- Aim of the task: Only the lines from the start of the data through the line containing "plt.rcParams['font.family'] = ['Liberation" should be written out, exactly as they are, with both ends included and the pictures left out.
___ Data lines
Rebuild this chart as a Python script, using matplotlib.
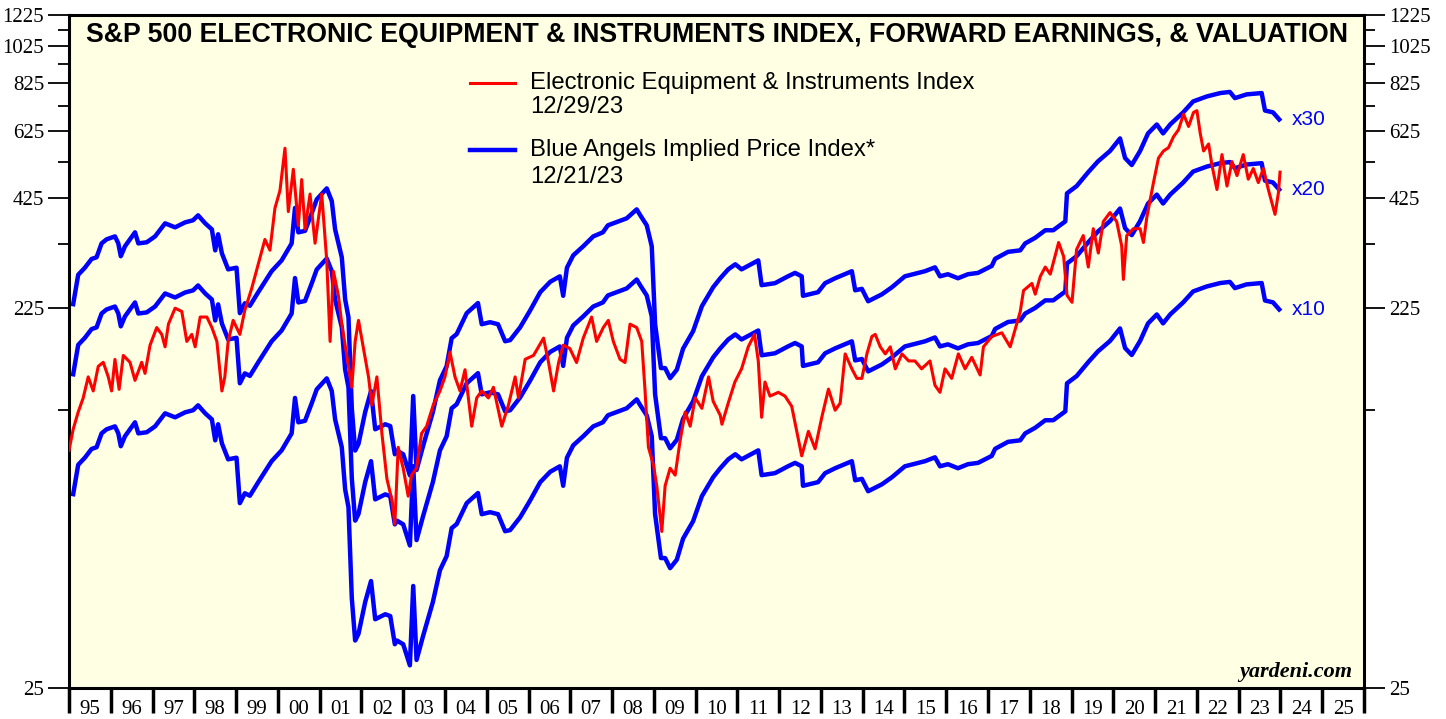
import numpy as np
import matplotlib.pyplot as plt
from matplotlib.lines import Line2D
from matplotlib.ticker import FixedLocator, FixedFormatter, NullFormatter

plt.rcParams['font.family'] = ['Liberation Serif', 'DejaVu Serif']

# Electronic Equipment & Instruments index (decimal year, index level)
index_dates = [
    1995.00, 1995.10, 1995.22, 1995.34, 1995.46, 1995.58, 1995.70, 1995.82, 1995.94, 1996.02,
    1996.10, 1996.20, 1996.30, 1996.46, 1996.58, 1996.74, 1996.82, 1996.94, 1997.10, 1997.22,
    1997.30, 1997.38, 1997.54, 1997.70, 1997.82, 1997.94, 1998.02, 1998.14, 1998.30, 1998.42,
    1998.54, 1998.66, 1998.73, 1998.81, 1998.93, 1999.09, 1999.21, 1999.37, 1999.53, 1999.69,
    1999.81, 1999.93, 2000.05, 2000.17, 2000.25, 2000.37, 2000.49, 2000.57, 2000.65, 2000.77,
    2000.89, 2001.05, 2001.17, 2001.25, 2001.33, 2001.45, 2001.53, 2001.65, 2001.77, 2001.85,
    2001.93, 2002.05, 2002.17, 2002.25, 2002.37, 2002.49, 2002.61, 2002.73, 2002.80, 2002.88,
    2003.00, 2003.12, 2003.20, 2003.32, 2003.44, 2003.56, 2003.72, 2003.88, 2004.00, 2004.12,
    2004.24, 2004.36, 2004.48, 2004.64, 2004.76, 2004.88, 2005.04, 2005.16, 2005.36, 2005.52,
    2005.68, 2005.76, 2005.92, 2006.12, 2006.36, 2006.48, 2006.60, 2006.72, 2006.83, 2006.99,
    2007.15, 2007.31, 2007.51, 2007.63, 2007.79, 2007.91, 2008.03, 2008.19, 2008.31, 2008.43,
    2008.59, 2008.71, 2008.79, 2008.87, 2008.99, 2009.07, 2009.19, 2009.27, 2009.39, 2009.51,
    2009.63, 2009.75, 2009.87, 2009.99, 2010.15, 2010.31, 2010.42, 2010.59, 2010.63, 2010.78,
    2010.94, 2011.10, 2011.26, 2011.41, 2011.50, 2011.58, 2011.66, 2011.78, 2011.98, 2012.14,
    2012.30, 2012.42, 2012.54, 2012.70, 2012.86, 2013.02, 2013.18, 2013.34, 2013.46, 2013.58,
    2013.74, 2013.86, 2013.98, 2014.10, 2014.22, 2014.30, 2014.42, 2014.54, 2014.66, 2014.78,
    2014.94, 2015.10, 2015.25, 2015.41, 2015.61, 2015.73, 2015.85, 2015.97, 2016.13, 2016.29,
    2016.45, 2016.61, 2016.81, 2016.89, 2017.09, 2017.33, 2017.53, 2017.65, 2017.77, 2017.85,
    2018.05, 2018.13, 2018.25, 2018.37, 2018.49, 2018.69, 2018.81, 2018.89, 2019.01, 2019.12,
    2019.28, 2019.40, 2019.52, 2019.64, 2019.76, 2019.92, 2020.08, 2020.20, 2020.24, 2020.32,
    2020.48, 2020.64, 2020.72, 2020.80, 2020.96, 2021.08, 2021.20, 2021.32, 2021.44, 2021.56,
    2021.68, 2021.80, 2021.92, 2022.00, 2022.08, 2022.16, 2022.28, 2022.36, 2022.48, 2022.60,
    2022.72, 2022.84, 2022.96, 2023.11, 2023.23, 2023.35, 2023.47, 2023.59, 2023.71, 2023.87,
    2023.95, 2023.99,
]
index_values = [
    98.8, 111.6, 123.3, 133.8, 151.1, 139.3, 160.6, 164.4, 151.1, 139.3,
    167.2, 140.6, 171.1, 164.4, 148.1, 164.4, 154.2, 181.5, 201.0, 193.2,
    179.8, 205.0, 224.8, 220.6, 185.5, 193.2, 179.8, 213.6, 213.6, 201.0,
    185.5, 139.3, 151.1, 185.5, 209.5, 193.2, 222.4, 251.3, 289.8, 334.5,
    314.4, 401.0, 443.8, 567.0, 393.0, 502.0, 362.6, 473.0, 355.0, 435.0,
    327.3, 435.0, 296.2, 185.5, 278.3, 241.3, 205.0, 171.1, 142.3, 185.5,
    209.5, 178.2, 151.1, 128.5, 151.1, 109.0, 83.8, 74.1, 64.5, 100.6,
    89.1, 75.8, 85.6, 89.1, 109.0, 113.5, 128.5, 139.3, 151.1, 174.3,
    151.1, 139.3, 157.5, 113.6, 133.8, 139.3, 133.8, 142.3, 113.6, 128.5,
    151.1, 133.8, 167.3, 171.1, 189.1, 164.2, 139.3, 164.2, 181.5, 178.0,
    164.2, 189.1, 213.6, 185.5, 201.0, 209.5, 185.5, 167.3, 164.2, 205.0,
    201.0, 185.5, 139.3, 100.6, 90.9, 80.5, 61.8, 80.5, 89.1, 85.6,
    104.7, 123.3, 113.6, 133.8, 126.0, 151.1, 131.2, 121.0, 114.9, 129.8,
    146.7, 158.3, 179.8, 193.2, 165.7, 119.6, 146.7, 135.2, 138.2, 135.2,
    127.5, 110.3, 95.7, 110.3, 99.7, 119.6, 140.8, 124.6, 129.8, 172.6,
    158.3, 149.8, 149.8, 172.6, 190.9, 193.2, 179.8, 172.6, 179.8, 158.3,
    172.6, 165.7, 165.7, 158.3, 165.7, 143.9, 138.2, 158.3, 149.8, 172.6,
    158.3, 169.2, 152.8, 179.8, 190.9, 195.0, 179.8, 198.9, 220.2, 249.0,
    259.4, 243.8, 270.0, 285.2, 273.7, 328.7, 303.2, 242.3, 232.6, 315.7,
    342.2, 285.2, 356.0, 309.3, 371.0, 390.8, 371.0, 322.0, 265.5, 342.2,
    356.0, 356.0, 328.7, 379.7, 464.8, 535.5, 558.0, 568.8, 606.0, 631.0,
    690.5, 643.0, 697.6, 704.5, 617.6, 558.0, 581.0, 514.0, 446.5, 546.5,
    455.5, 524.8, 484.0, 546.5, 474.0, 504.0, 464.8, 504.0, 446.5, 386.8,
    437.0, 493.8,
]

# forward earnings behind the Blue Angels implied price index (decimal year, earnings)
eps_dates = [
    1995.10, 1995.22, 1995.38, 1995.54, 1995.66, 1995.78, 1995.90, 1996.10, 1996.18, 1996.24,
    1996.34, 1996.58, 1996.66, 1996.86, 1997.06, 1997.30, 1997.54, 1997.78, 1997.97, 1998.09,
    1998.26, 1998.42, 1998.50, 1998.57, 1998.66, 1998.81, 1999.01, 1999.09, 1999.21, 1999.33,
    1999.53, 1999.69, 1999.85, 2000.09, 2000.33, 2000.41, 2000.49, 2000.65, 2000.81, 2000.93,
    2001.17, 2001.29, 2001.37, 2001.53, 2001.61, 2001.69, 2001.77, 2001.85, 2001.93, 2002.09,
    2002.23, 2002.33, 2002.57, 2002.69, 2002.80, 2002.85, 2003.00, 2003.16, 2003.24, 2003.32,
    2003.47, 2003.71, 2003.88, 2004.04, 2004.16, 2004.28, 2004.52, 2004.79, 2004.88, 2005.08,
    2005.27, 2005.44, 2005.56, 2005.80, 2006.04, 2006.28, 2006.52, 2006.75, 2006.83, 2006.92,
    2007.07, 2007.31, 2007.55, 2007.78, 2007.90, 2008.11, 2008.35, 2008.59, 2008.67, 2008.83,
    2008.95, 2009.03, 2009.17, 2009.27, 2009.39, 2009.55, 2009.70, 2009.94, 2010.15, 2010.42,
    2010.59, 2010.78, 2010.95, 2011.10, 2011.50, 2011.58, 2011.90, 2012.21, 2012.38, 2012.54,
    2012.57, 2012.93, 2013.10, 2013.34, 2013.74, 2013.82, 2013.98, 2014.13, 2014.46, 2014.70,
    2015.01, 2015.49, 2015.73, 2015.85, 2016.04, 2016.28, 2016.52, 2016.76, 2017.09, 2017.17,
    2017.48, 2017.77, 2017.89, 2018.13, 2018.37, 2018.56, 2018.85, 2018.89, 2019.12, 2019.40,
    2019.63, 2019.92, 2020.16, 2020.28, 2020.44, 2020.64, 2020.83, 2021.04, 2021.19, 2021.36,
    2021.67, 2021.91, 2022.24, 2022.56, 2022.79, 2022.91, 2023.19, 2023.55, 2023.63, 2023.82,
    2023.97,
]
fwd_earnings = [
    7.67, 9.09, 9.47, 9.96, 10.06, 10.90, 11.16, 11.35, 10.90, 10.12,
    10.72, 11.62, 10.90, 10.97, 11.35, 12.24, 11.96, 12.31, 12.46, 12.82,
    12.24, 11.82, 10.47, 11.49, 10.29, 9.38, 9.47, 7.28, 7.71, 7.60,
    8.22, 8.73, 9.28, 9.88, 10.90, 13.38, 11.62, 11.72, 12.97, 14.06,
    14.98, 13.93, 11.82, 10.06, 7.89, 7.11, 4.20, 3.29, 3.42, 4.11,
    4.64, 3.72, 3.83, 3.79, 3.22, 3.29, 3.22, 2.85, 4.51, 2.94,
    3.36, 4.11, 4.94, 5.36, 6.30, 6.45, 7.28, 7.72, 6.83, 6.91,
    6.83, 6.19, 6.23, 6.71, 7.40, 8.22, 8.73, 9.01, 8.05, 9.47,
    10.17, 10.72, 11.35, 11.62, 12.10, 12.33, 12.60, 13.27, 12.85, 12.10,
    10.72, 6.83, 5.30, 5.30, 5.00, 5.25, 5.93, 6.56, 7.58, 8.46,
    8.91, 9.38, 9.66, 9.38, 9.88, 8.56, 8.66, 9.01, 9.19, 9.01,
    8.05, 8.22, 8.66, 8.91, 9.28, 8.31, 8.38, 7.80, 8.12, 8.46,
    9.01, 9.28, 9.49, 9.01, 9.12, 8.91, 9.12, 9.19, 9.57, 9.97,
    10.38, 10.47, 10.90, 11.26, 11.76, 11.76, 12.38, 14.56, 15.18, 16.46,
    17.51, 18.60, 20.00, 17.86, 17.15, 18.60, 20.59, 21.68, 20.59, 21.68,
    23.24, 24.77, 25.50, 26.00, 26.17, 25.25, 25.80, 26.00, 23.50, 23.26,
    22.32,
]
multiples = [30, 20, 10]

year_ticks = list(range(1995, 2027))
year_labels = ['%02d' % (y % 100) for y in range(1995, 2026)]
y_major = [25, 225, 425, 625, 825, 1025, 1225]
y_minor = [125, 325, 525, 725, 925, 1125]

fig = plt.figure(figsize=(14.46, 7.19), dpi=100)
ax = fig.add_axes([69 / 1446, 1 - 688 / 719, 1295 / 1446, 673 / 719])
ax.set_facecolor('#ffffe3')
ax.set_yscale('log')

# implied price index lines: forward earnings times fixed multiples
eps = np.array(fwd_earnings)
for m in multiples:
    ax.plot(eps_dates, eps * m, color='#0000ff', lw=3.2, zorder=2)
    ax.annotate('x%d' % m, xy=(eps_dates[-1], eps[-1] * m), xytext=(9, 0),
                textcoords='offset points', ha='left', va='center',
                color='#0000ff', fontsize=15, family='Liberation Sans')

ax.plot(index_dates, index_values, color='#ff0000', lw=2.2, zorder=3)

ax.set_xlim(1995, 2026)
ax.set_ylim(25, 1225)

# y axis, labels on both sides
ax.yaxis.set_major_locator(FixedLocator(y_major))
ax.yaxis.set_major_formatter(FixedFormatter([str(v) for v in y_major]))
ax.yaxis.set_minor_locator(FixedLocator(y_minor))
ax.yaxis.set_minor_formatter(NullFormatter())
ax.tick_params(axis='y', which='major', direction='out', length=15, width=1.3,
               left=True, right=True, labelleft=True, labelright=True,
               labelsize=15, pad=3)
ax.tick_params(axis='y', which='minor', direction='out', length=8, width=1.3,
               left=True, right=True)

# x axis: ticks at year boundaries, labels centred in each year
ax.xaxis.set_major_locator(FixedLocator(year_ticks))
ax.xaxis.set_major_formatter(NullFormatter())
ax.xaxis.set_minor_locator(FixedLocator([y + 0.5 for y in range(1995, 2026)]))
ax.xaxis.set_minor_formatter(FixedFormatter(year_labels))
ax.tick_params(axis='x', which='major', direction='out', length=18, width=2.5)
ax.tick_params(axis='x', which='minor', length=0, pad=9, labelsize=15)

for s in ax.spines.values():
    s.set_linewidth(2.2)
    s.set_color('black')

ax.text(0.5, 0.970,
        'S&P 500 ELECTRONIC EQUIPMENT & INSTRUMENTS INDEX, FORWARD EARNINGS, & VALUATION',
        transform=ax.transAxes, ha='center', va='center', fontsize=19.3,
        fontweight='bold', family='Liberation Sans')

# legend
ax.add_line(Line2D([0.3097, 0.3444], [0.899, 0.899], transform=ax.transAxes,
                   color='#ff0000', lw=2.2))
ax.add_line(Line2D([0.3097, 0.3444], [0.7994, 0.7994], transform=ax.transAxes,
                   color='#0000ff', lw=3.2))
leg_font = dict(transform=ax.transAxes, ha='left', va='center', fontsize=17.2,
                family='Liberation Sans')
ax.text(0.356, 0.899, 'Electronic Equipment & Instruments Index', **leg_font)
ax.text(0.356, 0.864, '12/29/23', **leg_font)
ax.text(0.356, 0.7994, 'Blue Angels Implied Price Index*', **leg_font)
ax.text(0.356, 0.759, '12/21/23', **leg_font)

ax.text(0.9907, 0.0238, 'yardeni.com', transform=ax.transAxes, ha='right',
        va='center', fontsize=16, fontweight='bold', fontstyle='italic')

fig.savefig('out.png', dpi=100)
______
- Expected output:
Rebuild this chart as a Python script, using matplotlib.
import numpy as np
import matplotlib.pyplot as plt
from matplotlib.lines import Line2D
from matplotlib.ticker import FixedLocator, FixedFormatter, NullFormatter

plt.rcParams['font.family'] = ['Liberation Serif', 'DejaVu Serif']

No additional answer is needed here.